One of her pallbearers said I
  like a damfool followed a deer
wanted to see her jump a fence
  [never’d seen a deer jump a fence]

pretty thing
  the way she runs.

And Finlay:

Noo lyin deef tae daith…

Och, think on aa the rhubarb
she micht hae grawn there
on her lair
  an hoo she wud
hae lood sic wids.

The wan o her pallbearers saye
  I, silly eedjit
gaed aff ahint a deer
never’d seen a deer

Loup over a fence — O
  aw
    the braw
      wee dear…

Via wood s lot.

Update (May 2023). I have added (in brackets) a line Stefans inadvertently omitted from the original, and fixed some punctuation and spacing. At some point after 1956 Niedecker added the word “dead” at the start, and this is considered the title in her Collected. I also note that (according to a 1994 article in Chapman) “Niedecker was not entirely happy with the translations.”

Comments

  1. michael farris says

    Also of possible interest is the death monday of Stanisław Lem
    from http://serwisy.gazeta.pl/kraj/1,71898,3239723.html
    “W Krakowie w wieku 85 lat zmarł w poniedziałek Stanisław Lem, jeden z największych pisarzy fantastyki naukowej. Jest wiele jego zasługi w tym, że “naukowa” dziś jest ona nie tylko z nazwy. …
    Urodzony w 1921 r. we Lwowie Lem po wojnie repatriował się wraz z rodziną do Krakowa. Niemal natychmiast zaczął też pisać utwory wojenne i fantastyczne…”
    “Stanislaw Lem died at the age of 85 in Cracow Monday. He was one of the greatest science fiction writers and it’s partly thanks to him that the word ‘science’ is not an empty modifier….
    Born in 1921 in Lvov, he resettled with his family in Cracow after the war (my note: prewar Lvov was part of Poland, post war Lvov was part of the Soviet Union). He began almost at once to write war and science fiction stories…”

  2. Umm, that headline looks like an imperative. Some periods might have been useful.

  3. I must be stone-thick. And deaf.
    WAVE ave is a poem?

  4. It’s concrete poetry (based on the forms of words and letters at least as much as meaning).
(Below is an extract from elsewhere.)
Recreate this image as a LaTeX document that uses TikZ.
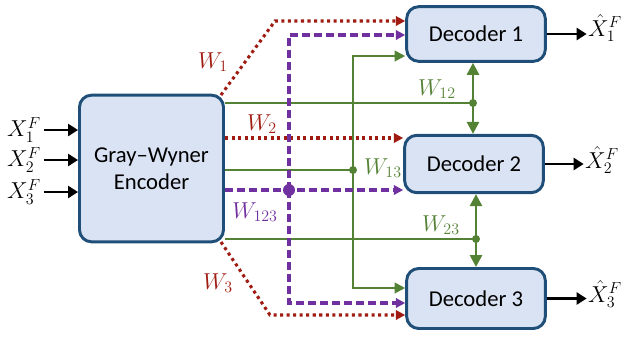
\documentclass[tikz,border=0pt]{standalone}
\usepackage{fontspec}
\setmainfont{Carlito}
\usetikzlibrary{arrows.meta}

\definecolor{boxfill}{RGB}{218,227,243}
\definecolor{boxline}{RGB}{31,78,121}
\definecolor{wred}{RGB}{160,28,18}
\definecolor{wpurple}{RGB}{112,48,160}
\definecolor{wgreen}{RGB}{84,130,53}

\begin{document}
\begin{tikzpicture}[x=0.75pt, y=-0.75pt,
  codebox/.style={draw=boxline, fill=boxfill, line width=2.2pt, rounded corners=9pt,
    align=center, inner sep=0pt, font=\fontsize{17}{20}\selectfont},
  lab/.style={inner sep=0pt, font=\fontsize{18.5}{21}\selectfont},
  blkarrow/.style={draw=black, line width=2.2pt, -{Triangle[length=7.5pt,width=9pt]}},
  wdot/.style={draw=wred, line width=2.3pt, dash pattern=on 2.3pt off 2.6pt,
    -{Triangle[length=7pt,width=7pt]}},
  wdash/.style={draw=wpurple, line width=2.3pt, dash pattern=on 6pt off 3pt,
    -{Triangle[length=7pt,width=7pt]}},
  wline/.style={draw=wgreen, line width=1.6pt},
  wtip/.style={-{Triangle[length=8pt,width=8pt]}},
  wboth/.style={line width=2pt, {Triangle[length=9pt,width=9pt]}-{Triangle[length=9pt,width=9pt]}}
  ]
  \useasboundingbox (0,0) rectangle (626,337);

  % Encoder and decoders
  \node[codebox, minimum width=108pt, minimum height=110pt] (enc) at (151.5,168.5) {Gray--Wyner\\Encoder};
  \node[codebox, minimum width=104pt, minimum height=41pt] (dec1) at (476,34) {Decoder 1};
  \node[codebox, minimum width=104pt, minimum height=43pt] (dec2) at (474,164) {Decoder 2};
  \node[codebox, minimum width=104pt, minimum height=45pt] (dec3) at (476,298.5) {Decoder 3};

  % Sources
  \node[lab] (x1) at (24,130) {$X_1^F$};
  \node[lab] (x2) at (24,160) {$X_2^F$};
  \node[lab] (x3) at (24,192) {$X_3^F$};
  \draw[blkarrow] ([xshift=2pt]x1.east) -- (x1.east -| enc.west);
  \draw[blkarrow] ([xshift=2pt]x2.east) -- (x2.east -| enc.west);
  \draw[blkarrow] ([xshift=2pt]x3.east) -- (x3.east -| enc.west);

  % Reconstructions
  \node[lab] (xh1) at (605,28) {$\hat{X}_1^F$};
  \node[lab] (xh2) at (602,160) {$\hat{X}_2^F$};
  \node[lab] (xh3) at (605,294) {$\hat{X}_3^F$};
  \draw[blkarrow] (dec1.east) -- ([xshift=-1pt]dec1.east -| xh1.west);
  \draw[blkarrow] (dec2.east) -- ([xshift=-1pt]dec2.east -| xh2.west);
  \draw[blkarrow] (dec3.east) -- ([xshift=-1pt]dec3.east -| xh3.west);

  % Pairwise common parts (green)
  \coordinate (j12) at (473,103);
  \coordinate (j13) at (353,170);
  \coordinate (j13top) at (353,56);
  \coordinate (j13bot) at (353,288);
  \coordinate (j23) at (476,239);
  \draw[wline] (enc.east |- j12) -- (j12);
  \draw[wline, wboth] (dec1.south -| j12) -- (dec2.north -| j12);
  \fill[wgreen] (j12) circle (3pt);
  \draw[wline] (enc.east |- j13) -- (j13);
  \draw[wline, wtip] (j13) -- (j13top) -- (j13top -| dec1.west);
  \draw[wline, wtip] (j13) -- (j13bot) -- (j13bot -| dec3.west);
  \fill[wgreen] (j13) circle (3pt);
  \draw[wline] (enc.east |- j23) -- (j23);
  \draw[wline, wboth] (dec2.south -| j23) -- (dec3.north -| j23);
  \fill[wgreen] (j23) circle (3pt);

  % Private parts (red)
  \coordinate (w1bend) at (275,21);
  \coordinate (w2line) at (0,138);
  \coordinate (w3bend) at (270,315);
  \draw[wdot] ([xshift=-3pt,yshift=-1pt]enc.north east) -- (w1bend) -- (w1bend -| dec1.west);
  \draw[wdot] (enc.east |- w2line) -- (w2line -| dec2.west);
  \draw[wdot] ([xshift=-3pt,yshift=1pt]enc.south east) -- (w3bend) -- (w3bend -| dec3.west);

  % Common part of all three (purple)
  \coordinate (c123) at (289,190);
  \coordinate (c123top) at (289,35);
  \coordinate (c123bot) at (289,303);
  \draw[wdash] (enc.east |- c123) -- (c123 -| dec2.west);
  \draw[wdash] (c123) -- (c123top) -- (c123top -| dec1.west);
  \draw[wdash] (c123) -- (c123bot) -- (c123bot -| dec3.west);
  \fill[wpurple] (c123) circle (4.5pt);

  % Message labels
  \node[lab, text=wred] (lw1) at (213,62) {$W_1$};
  \node[lab, text=wred] (lw2) at (262,124) {$W_2$};
  \node[lab, text=wred] (lw3) at (218,283) {$W_3$};
  \node[lab, text=wpurple] (lw123) at (255,212) {$W_{123}$};
  \node[lab, text=wgreen] (lw12) at (437,89) {$W_{12}$};
  \node[lab, text=wgreen] (lw13) at (383,168) {$W_{13}$};
  \node[lab, text=wgreen] (lw23) at (441,225) {$W_{23}$};

\end{tikzpicture}
\end{document}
Not everyone’s cup of tea, obviously, but you’d want to see it in context at Little Sparta before making a final judgment.

  5. Sounds like he was loaded–how many artists can afford to travel around and buy a lot of land without scoring any blockbusters?

  6. araucaria says

    I find it interesting that he translates “rutabaga” as “rhubarb”. If I understand correctly, rutabaga is the turnip-like vegetable (Brassica napus, I think) which Brits would call “swede” and we Scots would call a “neep”. (Mashed neeps and tatties are of course the traditional accompaniment to haggis.) Presumably Finlay felt the similar sound was more important than the exact reference.
    So does anybody know where “rutabaga” comes from? It sounds such a strange word to those of us east of the pond!

  7. Araucaria, this clears it up. And Scots were as British as anyone else, last I checked …

  8. Thanks Aidan. I now have my fill of neeps… And yes, I count myself as both Scots and British.

  9. I saw it in the pictures you linked to, LH. You mean the one with the stream of water coming down from the stone wall with the word “wave” above the opening?
    Very unimpressive, if you ask me. As poetry as much as gardening exercise as much as exercise in typographic fonts.
    And those stepping stones with inscriptions on them are downright dangerous: try not to get dizzy while reading and walking on water simultaneously.

  10. Hamilton Finlay’s ‘Unda’ was just a hundred yards or so from my office in grad school. It’s a work of art I looked at many times, and really appreciated.